Ne yazık ki mazide kalmasına rağmen, birçok Fethiyelinin ortak paydası olan güzide eğitim kurumumuz Fethiye Lisesinden mezun olup gideli tam otuz üç yıl olmuş. Bu süre zarfında gittiğim yerlerden Fethiye’ye dönmeyi sevdim hep. Sakar’dan aşağı sallanmak, Karabel’den aşmak ya da Dalaman’a inmek için dolanmak Göcek adalarının üzerinde, ve hepsinin sonunda Fethiye’ye yaklaşmak. Allah’ım o nasıl bir duygudur, nasıl da sarar insanı Fethiye Sevdası! Evet, Fethiye Sevdası böyle bir duygu tufanıdır ve ancak Fethiye Sevdalıları bunu hisseder. Siz de bu yazdıklarımı okurken bir an için nefesinizi tuttuysanız ve götürdüyse kelimeler sizi de ışıklar şehrinin bin bir pırıltısından birine, bilin ki, siz de bir Fethiye Sevdalısısınız. O zaman, hoş geldik birbirimize.

Ve nihayet döndüm canım memleketime. Memleketimde çalışmanın, sevdiklerimle beraber olmanın, arkamdan ilkokul arkadaşımın “Mustafaaa” diye ünlemesinin, Fethiye Spor’u stadyumda desteklemenin, sinemada lise arkadaşımla karşılaşmanın ayrıcalığını yaşıyorum on aydan beri.
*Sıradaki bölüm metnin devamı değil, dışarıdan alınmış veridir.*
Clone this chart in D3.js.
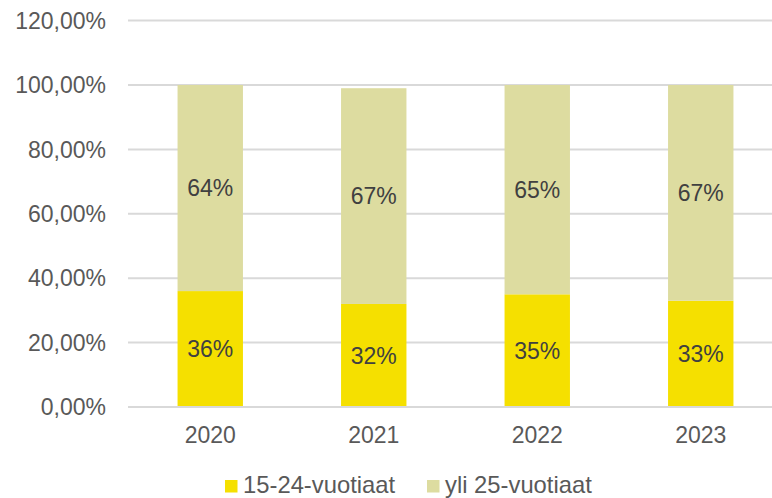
<!DOCTYPE html>
<html>
<head>
<meta charset="utf-8">
<script src="https://cdn.jsdelivr.net/npm/d3@7"></script>
<style>
html,body{margin:0;padding:0;background:#fff;}
svg{display:block;font-family:"Liberation Sans",Arial,sans-serif;}
</style>
</head>
<body>
<svg id="chart" width="772" height="498"></svg>
<script>
const categories = ["2020", "2021", "2022", "2023"];
const seriesNames = ["15-24-vuotiaat", "yli 25-vuotiaat"];
const young = [36, 32, 35, 33];
const older = [64, 67, 65, 67];
const yTicks = [0, 20, 40, 60, 80, 100, 120];
const colors = ["#f5e000", "#dddca0"];

const svg = d3.select("#chart");
const x = d3.scaleBand().domain(categories).range([128.5, 782.5]).paddingInner(0.6).paddingOuter(0.3);
const y = d3.scaleLinear().domain([0, 120]).range([407, 20.6]);

// gridlines
svg.append("g").selectAll("line").data(yTicks).join("line")
  .attr("x1", 128).attr("x2", 772)
  .attr("y1", d => y(d)).attr("y2", d => y(d))
  .attr("stroke", "#d9d9d9").attr("stroke-width", 2);

// y labels
const fmt = d => d.toFixed(2).replace(".", ",") + "%";
svg.append("g").selectAll("text").data(yTicks).join("text")
  .attr("x", 106).attr("y", d => y(d))
  .attr("dy", "0.36em")
  .attr("text-anchor", "end")
  .attr("fill", "#595959").attr("font-size", 23)
  .text(fmt);

// stacked data
const rows = categories.map((c, i) => ({cat: c, a: young[i], b: older[i]}));
const stack = d3.stack().keys(["a", "b"])(rows);

const bw = x.bandwidth();
stack.forEach((layer, li) => {
  const g = svg.append("g");
  g.selectAll("rect").data(layer).join("rect")
    .attr("x", d => x(d.data.cat))
    .attr("width", bw)
    .attr("y", d => y(d[1]))
    .attr("height", d => y(d[0]) - y(d[1]))
    .attr("fill", colors[li]);
  g.selectAll("text").data(layer).join("text")
    .attr("x", d => x(d.data.cat) + bw / 2)
    .attr("y", d => (y(d[0]) + y(d[1])) / 2)
    .attr("dy", "0.36em")
    .attr("text-anchor", "middle")
    .attr("fill", "#404040").attr("font-size", 23)
    .text(d => (d[1] - d[0]) + "%");
});

// x axis line
svg.append("line").attr("x1", 128).attr("x2", 772).attr("y1", y(0)).attr("y2", y(0))
  .attr("stroke", "#d9d9d9").attr("stroke-width", 2);

// x labels
svg.append("g").selectAll("text").data(categories).join("text")
  .attr("x", d => x(d) + bw / 2).attr("y", 443)
  .attr("text-anchor", "middle")
  .attr("fill", "#595959").attr("font-size", 23)
  .text(d => d);

// legend
const legendX = [225, 427];
const lg = svg.append("g");
seriesNames.forEach((n, i) => {
  lg.append("rect").attr("x", legendX[i]).attr("y", 480).attr("width", 12.5).attr("height", 12.5).attr("fill", colors[i]);
  lg.append("text").attr("x", legendX[i] + 18).attr("y", 492.5)
    .attr("fill", "#595959").attr("font-size", 23.8).text(n);
});
</script>
</body>
</html>
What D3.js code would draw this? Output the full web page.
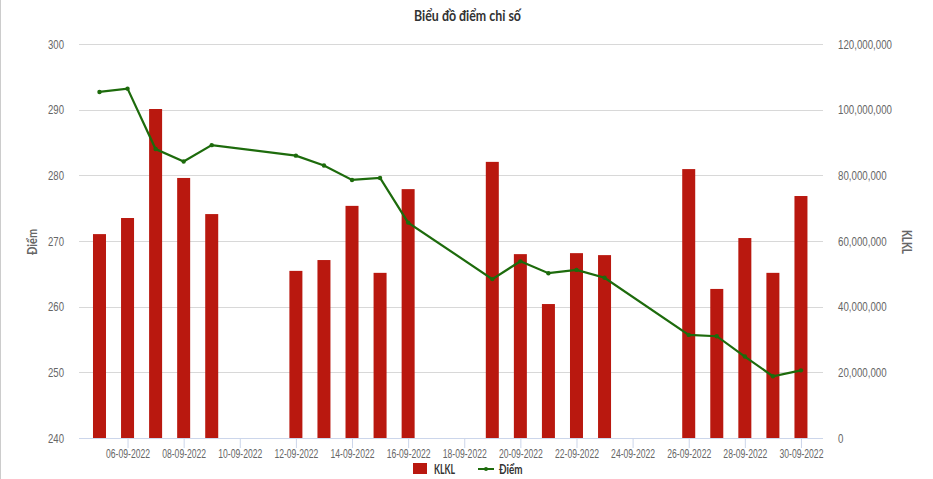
<!DOCTYPE html>
<html><head><meta charset="utf-8">
<script src="https://cdn.jsdelivr.net/npm/d3@7"></script>
<style>
body{margin:0;background:#fff;}
svg{display:block;font-family:"Lato","Liberation Sans",sans-serif;}
</style></head><body>
<svg id="c" width="933" height="479"></svg>
<script>
const dates = ["05-09-2022","06-09-2022","07-09-2022","08-09-2022","09-09-2022",
"12-09-2022","13-09-2022","14-09-2022","15-09-2022","16-09-2022",
"19-09-2022","20-09-2022","21-09-2022","22-09-2022","23-09-2022",
"26-09-2022","27-09-2022","28-09-2022","29-09-2022","30-09-2022"];
const klkl = [62100000,67000000,100200000,79200000,68200000,
50900000,54200000,70700000,50300000,75800000,
84100000,56000000,40800000,56300000,55700000,
81900000,45400000,60900000,50300000,73700000];
const diem = [292.7,293.2,284.0,282.1,284.6,
283.0,281.5,279.3,279.6,272.8,
264.2,266.9,265.1,265.6,264.4,
255.7,255.5,252.4,249.4,250.3];
const leftTicks = [240,250,260,270,280,290,300];
const rightTicks = [0,20000000,40000000,60000000,80000000,100000000,120000000];
const xTickLabels = ["06-09-2022","08-09-2022","10-09-2022","12-09-2022","14-09-2022","16-09-2022","18-09-2022","20-09-2022","22-09-2022","24-09-2022","26-09-2022","28-09-2022","30-09-2022"];

const parse = d3.timeParse("%d-%m-%Y");
const fmtDate = d3.timeFormat("%d-%m-%Y");
const DAY = 86400000;
const pts = dates.map(parse);
const svg = d3.select("#c");
const L = 79, R = 822, T = 44, B = 438;

// squeeze text horizontally (condensed look) using a transform
function squeeze(sel, targetW, refNatural, pre) {
  sel.each(function(){
    const w = this.getComputedTextLength();
    const f = targetW / (refNatural || w);
    const s = d3.select(this);
    const tx = +s.attr("x") || 0, ty = +s.attr("y") || 0;
    s.attr("x", 0).attr("y", 0)
     .attr("transform", `translate(${tx},${ty}) ${pre || ""} scale(${f},1)`);
  });
}

const x = d3.scaleTime()
  .domain([new Date(pts[0].getTime() - 0.73*DAY), new Date(pts[pts.length-1].getTime() + 0.75*DAY)])
  .range([L, R]);
const yL = d3.scaleLinear().domain([240,300]).range([B,T]);
const yR = d3.scaleLinear().domain([0,120000000]).range([B,T]);

// left border
svg.append("line").attr("x1",0.5).attr("x2",0.5).attr("y1",0).attr("y2",479).attr("stroke","#ccc");

// title
const title = svg.append("text").attr("x",467.5).attr("y",21).attr("text-anchor","middle")
  .attr("font-size",14.5).attr("font-weight","bold").attr("fill","#333").text("Biểu đồ điểm chỉ số");
squeeze(title, 107);

// gridlines
svg.append("g").selectAll("line").data(leftTicks).join("line")
  .attr("x1",L).attr("x2",R+1).attr("y1",d=>Math.round(yL(d))+0.5).attr("y2",d=>Math.round(yL(d))+0.5)
  .attr("stroke","#d8d8d8");

// left axis
const gl = svg.append("g").attr("transform",`translate(${L-15},0)`)
  .call(d3.axisLeft(yL).tickValues(leftTicks).tickSize(0).tickPadding(0).tickFormat(d3.format("d")));
gl.select(".domain").remove();
gl.selectAll("text").attr("font-size",12.5).attr("fill","#666").attr("font-family","inherit");
squeeze(gl.selectAll("text"), 16, gl.select("text").node().getComputedTextLength());

// right axis
const gr = svg.append("g").attr("transform",`translate(${R+16},0)`)
  .call(d3.axisRight(yR).tickValues(rightTicks).tickSize(0).tickPadding(0).tickFormat(d3.format(",")));
gr.select(".domain").remove();
gr.selectAll("text").attr("font-size",12.5).attr("fill","#666").attr("font-family","inherit");
{
  const nodes = gr.selectAll("text").nodes();
  const longest = nodes[nodes.length-1].getComputedTextLength();
  squeeze(gr.selectAll("text"), 54, longest);
}

// axis titles
const tl = svg.append("text").attr("x",37).attr("y",242).attr("text-anchor","middle")
  .attr("font-size",13).attr("font-weight","bold").attr("fill","#666").text("Điểm");
squeeze(tl, 26, null, "rotate(-90)");
const tr = svg.append("text").attr("x",902).attr("y",242).attr("text-anchor","middle")
  .attr("font-size",13).attr("font-weight","bold").attr("fill","#666").text("KLKL");
squeeze(tr, 24, null, "rotate(90)");

// bars
const bw = 13;
svg.append("g").selectAll("rect").data(pts).join("rect")
  .attr("x",(d)=>x(d)-bw/2).attr("width",bw)
  .attr("y",(d,i)=>yR(klkl[i])).attr("height",(d,i)=>B-yR(klkl[i]))
  .attr("fill","#b9180f");

// x axis
const xTicks = xTickLabels.map(parse);
const gx = svg.append("g").attr("transform",`translate(0,${B})`)
  .call(d3.axisBottom(x).tickValues(xTicks).tickSize(10).tickPadding(1).tickFormat(fmtDate));
gx.select(".domain").attr("stroke","#ccd6eb").attr("d",`M${L},0.5H${R+1}`);
gx.selectAll(".tick line").attr("stroke","#ccd6eb");
gx.selectAll("text").attr("font-size",12.5).attr("fill","#666").attr("font-family","inherit");
squeeze(gx.selectAll("text"), 44, gx.select("text").node().getComputedTextLength());

// line
const line = d3.line().x(d=>x(d[0])).y(d=>yL(d[1]));
const ld = pts.map((d,i)=>[d,diem[i]]);
svg.append("path").datum(ld).attr("d",line).attr("fill","none").attr("stroke","#1d6b0c").attr("stroke-width",2.2);
svg.append("g").selectAll("circle").data(ld).join("circle")
  .attr("cx",d=>x(d[0])).attr("cy",d=>yL(d[1])).attr("r",2.2).attr("fill","#1d6b0c");

// legend
const lg = svg.append("g");
lg.append("rect").attr("x",413).attr("y",463).attr("width",14).attr("height",11).attr("fill","#b9180f");
const lt1 = lg.append("text").attr("x",434).attr("y",474).attr("font-size",13).attr("font-weight","bold").attr("fill","#333").text("KLKL");
squeeze(lt1, 21);
lg.append("line").attr("x1",478).attr("x2",494).attr("y1",469).attr("y2",469).attr("stroke","#1d6b0c").attr("stroke-width",2);
lg.append("circle").attr("cx",486).attr("cy",469).attr("r",2).attr("fill","#1d6b0c");
const lt2 = lg.append("text").attr("x",499).attr("y",474).attr("font-size",13).attr("font-weight","bold").attr("fill","#333").text("Điểm");
squeeze(lt2, 23.5);
</script>
</body></html>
Müthiş bir duygu.

Şimdi de sizlerle birlikte olmak ve haftada bir gün buluşup sohbet etmek… Daha ne isteyeyim! Binlerce kez şükürler olsun.

Bazen bilimsel olacak yazılarımız, derinleşeceğiz gidebildiğimiz kadar, bazen muhabbet edeceğiz. Günlük olayları da değerlendireceğiz; Fethiye’nin nabzını da tutacağız. Üniversite penceresinden de bakacağız; Cuma pazarından da. Balıkçı ağlarının deniz kokusu da sinecek yazılarımıza, kalemimizden mürekkep değil Üzümlü’nün pekmezi damlayacak belki de. Eğitim ve hayvancılığa girince çenem biraz düşecek; hele yükseköğretime değinince basacağız bam teline, dokunacağız zülfü yâre, öngörülerim olacak paylaşacağım, hedefler belirleyeceğiz daha güzel Fethiye için. Bazen beğeneceksiniz, bazen burun kıvıracaksınız. Kızacaksınız belki de. Ama ben size hiç kızmayacağım ve hiç küsmeyeceğiz. Nefesimiz yettiğince işte böyle devam edeceğiz; kabul buyurursanız?

Girizgâh biraz uzunca oldu. Yürekten geldi ne yapayım. Haftaya kadar kalın sağlıcakla.